**Task**
Lines with "Generate a Python" and "plt.rcParams['hatch.linewidth'] = 0.6" mark the range, both included. Reproduce exactly that stretch, without pictures.

**Source data**
================
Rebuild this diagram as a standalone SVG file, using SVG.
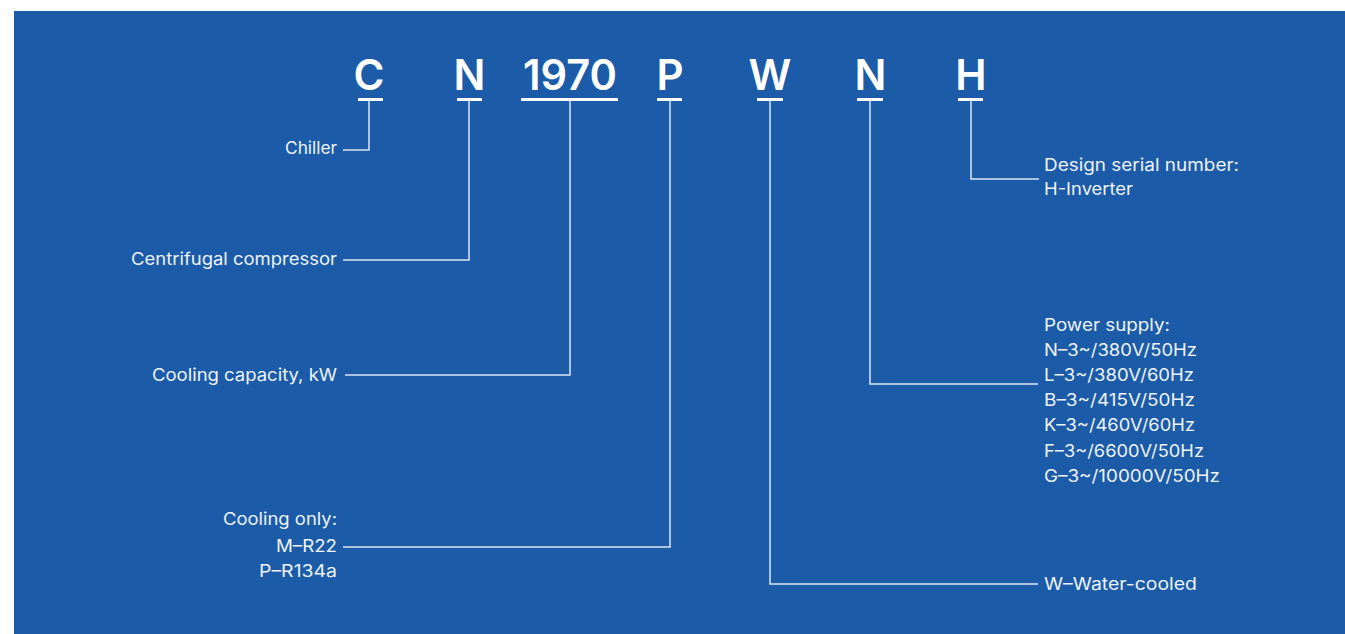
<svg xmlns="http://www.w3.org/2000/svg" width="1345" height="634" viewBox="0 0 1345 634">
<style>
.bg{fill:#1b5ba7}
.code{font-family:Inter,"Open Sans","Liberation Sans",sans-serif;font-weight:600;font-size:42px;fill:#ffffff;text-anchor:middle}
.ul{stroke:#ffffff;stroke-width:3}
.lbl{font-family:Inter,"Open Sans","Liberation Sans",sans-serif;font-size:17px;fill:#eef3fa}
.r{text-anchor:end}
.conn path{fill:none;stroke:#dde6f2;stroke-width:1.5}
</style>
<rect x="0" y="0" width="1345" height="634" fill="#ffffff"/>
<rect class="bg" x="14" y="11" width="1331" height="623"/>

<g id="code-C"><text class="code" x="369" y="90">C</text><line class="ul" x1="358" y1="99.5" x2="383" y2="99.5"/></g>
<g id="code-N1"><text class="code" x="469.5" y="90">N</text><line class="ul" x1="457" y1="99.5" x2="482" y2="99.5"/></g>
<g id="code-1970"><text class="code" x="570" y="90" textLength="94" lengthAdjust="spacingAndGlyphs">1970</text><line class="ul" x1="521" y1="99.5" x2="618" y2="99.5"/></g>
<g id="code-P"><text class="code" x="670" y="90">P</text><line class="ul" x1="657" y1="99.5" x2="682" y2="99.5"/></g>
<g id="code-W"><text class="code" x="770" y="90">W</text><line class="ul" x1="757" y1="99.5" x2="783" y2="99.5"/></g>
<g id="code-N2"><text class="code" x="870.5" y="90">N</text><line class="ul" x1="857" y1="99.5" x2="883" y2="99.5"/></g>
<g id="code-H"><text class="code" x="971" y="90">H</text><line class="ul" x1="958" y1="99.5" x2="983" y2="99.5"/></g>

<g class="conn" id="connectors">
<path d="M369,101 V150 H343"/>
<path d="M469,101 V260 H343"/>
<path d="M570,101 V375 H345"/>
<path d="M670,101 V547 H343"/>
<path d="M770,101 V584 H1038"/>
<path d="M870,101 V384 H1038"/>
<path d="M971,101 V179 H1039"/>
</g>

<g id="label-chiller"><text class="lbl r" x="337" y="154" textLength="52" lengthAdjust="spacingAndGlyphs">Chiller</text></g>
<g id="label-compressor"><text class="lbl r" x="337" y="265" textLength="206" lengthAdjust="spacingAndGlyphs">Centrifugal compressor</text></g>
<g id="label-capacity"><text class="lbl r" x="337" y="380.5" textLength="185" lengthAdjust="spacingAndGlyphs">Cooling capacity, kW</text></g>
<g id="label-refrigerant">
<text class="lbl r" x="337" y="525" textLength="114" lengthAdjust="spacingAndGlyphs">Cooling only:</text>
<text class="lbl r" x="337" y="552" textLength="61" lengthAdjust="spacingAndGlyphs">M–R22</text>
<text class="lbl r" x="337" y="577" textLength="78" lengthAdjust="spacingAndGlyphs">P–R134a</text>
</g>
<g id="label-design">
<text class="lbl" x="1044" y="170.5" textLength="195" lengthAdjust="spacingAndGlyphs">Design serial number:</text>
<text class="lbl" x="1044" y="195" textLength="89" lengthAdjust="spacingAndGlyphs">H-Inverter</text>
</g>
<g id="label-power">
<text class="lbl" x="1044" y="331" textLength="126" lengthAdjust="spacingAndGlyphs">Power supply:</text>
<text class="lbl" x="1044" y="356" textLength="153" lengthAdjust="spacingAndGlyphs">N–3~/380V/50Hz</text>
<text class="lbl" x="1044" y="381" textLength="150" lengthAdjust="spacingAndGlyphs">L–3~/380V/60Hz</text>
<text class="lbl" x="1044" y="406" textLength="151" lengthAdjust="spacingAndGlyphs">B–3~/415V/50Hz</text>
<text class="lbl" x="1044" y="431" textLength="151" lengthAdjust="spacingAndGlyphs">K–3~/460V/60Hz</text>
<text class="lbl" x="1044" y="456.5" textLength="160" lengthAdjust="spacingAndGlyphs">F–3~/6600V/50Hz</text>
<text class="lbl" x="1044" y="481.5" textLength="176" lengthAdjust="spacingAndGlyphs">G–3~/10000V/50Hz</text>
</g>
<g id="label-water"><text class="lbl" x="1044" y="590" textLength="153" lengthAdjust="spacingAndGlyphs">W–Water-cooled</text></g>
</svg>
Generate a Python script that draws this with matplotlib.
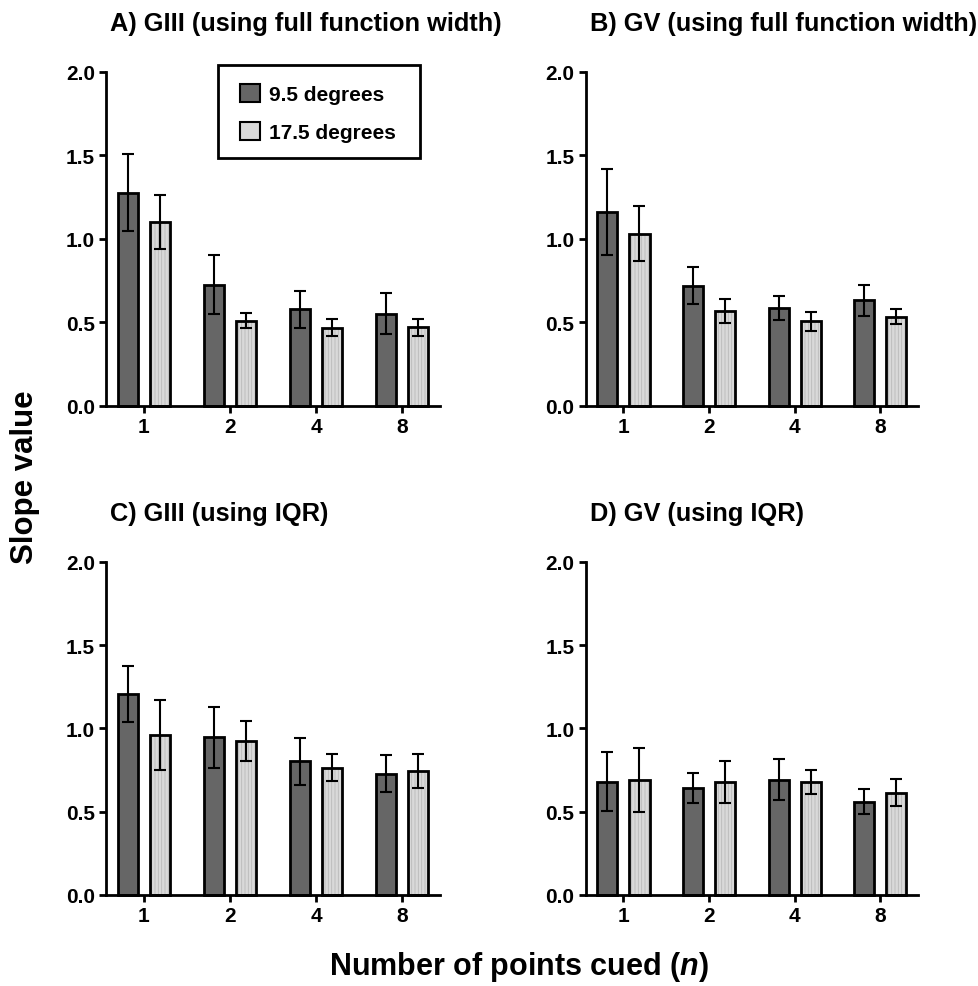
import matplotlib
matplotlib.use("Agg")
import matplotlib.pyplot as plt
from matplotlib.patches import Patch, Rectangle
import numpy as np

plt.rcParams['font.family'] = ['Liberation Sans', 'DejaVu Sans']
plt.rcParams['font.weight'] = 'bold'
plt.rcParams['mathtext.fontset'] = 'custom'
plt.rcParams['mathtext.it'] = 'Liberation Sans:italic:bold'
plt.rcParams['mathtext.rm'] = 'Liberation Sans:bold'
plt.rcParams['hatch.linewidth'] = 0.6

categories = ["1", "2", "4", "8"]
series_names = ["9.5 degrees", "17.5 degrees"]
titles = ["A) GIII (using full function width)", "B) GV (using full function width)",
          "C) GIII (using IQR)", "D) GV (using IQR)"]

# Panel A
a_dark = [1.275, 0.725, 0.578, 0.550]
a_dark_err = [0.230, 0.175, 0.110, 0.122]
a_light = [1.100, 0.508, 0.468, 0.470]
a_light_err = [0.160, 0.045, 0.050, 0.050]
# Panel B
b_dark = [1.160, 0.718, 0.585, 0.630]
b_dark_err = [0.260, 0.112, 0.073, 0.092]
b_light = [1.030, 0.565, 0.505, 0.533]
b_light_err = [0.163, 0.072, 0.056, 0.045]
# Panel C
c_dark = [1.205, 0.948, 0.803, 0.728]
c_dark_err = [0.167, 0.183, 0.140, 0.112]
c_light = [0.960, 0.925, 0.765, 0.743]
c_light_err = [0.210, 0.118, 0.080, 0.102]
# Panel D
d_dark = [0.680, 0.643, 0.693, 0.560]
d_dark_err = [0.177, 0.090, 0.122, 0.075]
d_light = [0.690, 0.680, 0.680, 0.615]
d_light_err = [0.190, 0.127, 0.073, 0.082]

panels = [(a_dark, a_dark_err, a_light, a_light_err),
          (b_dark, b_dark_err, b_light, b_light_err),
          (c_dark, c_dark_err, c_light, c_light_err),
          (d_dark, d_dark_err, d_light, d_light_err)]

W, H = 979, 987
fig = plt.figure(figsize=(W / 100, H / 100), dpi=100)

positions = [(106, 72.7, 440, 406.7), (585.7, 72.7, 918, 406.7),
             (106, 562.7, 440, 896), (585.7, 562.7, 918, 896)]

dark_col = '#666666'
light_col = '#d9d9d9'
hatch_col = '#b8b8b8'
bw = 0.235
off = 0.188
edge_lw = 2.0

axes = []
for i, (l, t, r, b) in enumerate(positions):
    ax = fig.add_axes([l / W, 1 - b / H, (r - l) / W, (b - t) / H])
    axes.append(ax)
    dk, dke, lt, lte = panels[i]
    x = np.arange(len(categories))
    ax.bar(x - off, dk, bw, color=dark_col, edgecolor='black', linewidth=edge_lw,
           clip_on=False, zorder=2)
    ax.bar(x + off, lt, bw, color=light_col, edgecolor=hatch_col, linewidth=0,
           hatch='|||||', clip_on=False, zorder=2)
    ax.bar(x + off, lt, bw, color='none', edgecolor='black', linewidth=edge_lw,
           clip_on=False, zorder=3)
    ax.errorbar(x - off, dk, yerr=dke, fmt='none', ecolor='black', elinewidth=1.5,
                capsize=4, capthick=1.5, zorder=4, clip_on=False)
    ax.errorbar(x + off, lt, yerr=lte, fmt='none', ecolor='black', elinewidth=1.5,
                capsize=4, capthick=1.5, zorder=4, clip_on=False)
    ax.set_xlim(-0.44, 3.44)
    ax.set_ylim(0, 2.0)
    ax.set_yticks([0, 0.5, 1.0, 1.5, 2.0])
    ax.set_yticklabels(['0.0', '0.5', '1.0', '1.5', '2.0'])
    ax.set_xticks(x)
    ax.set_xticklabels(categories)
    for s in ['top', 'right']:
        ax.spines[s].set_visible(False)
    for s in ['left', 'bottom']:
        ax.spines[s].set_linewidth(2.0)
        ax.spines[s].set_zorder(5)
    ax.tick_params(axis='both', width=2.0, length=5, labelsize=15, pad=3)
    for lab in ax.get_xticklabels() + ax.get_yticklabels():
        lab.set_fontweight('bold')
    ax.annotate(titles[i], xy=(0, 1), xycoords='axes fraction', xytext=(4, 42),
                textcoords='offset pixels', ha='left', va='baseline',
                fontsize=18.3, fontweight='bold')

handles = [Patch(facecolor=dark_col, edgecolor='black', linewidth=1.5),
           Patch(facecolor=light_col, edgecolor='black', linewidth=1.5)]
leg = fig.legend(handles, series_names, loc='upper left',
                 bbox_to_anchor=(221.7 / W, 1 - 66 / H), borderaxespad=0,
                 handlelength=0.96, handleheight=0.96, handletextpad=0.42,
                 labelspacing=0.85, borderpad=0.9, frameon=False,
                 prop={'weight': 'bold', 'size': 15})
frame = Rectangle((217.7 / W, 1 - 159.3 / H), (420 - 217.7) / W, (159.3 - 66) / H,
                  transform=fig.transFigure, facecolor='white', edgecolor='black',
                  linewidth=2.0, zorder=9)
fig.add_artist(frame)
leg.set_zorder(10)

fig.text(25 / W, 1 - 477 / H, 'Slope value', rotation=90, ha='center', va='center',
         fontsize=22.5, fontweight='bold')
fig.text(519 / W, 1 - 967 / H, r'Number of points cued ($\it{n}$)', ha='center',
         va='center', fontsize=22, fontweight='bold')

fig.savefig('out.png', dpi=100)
================
**Task answer**
Generate a Python script that draws this with matplotlib.
import matplotlib
matplotlib.use("Agg")
import matplotlib.pyplot as plt
from matplotlib.patches import Patch, Rectangle
import numpy as np

plt.rcParams['font.family'] = ['Liberation Sans', 'DejaVu Sans']
plt.rcParams['font.weight'] = 'bold'
plt.rcParams['mathtext.fontset'] = 'custom'
plt.rcParams['mathtext.it'] = 'Liberation Sans:italic:bold'
plt.rcParams['mathtext.rm'] = 'Liberation Sans:bold'
plt.rcParams['hatch.linewidth'] = 0.6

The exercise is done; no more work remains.